When default metrics (Euclidean, cosine) do not reflect domain similarity.
When clustering with DBSCAN or other algorithms that accept a callable metric.
When you need parameterized metrics (weighted dimensions, scaling).
When precomputing pairwise distances improves repeated queries.
When combining heterogeneous features that require custom weighting.

Best practices

Prefer vectorized implementations or NumPy operations inside the metric to reduce Python overhead.
Wrap configurable logic in a factory/closure so parameters are fixed at algorithm construction time.
For large datasets, compute and reuse a distance matrix rather than calling the Python metric repeatedly.
Benchmark custom metrics against built-ins; use C/Cython or numba if performance becomes critical.
Validate metric properties (non-negativity, symmetry) if required by downstream algorithms.

Example use cases

DBSCAN clustering on geospatial data with longitude/latitude scaled differently from altitude.
Custom similarity for mixed-type records where numeric fields have domain-specific weights.
Precomputing a pairwise distance matrix for repeated nearest-neighbor queries in a production pipeline.
Creating a Manhattan (L1) metric with a tunable scale factor for outlier-sensitive clustering.
Using SciPy cdist with a custom kernel for hybrid datasets before running hierarchical clustering.

FAQ

Can I pass a Python function directly to scikit-learn algorithms?

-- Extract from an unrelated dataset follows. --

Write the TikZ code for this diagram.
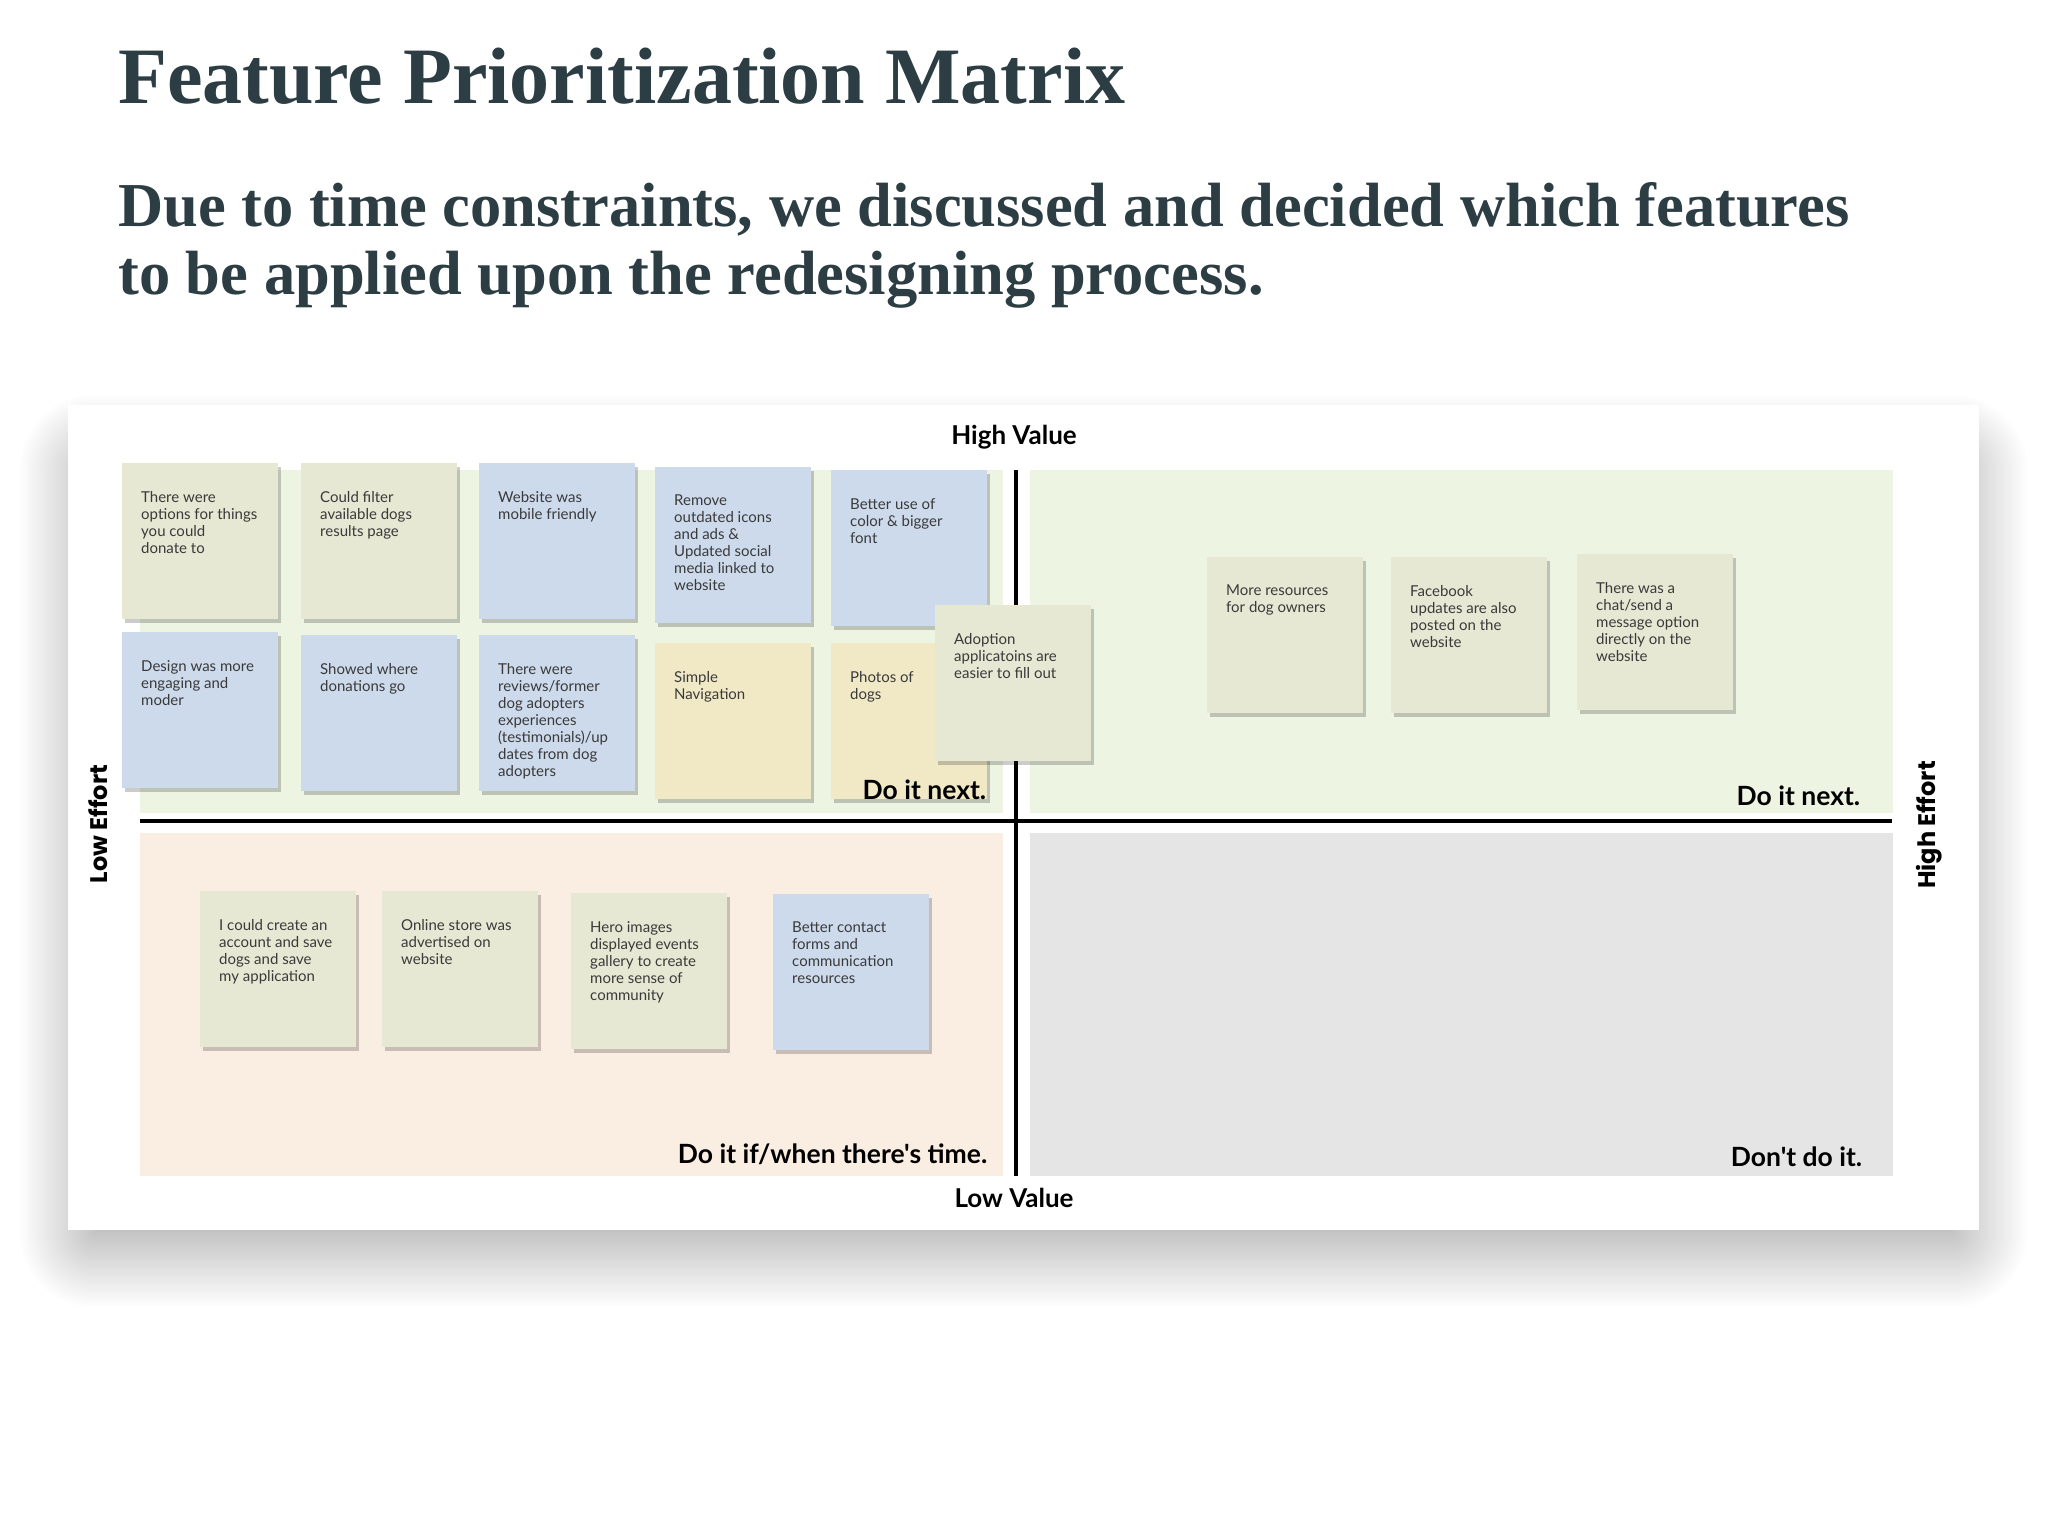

Yes. Algorithms like DBSCAN accept a callable metric that takes two 1D arrays and returns a scalar distance.

How do I tune parameters inside a custom metric?

Use a factory function or closure that captures parameter values and returns a metric function to pass to the algorithm.

Will a custom Python metric be slow on large datasets?

Pure Python callables add overhead. Vectorize calculations, precompute matrices, or use numba/C-extensions for better performance.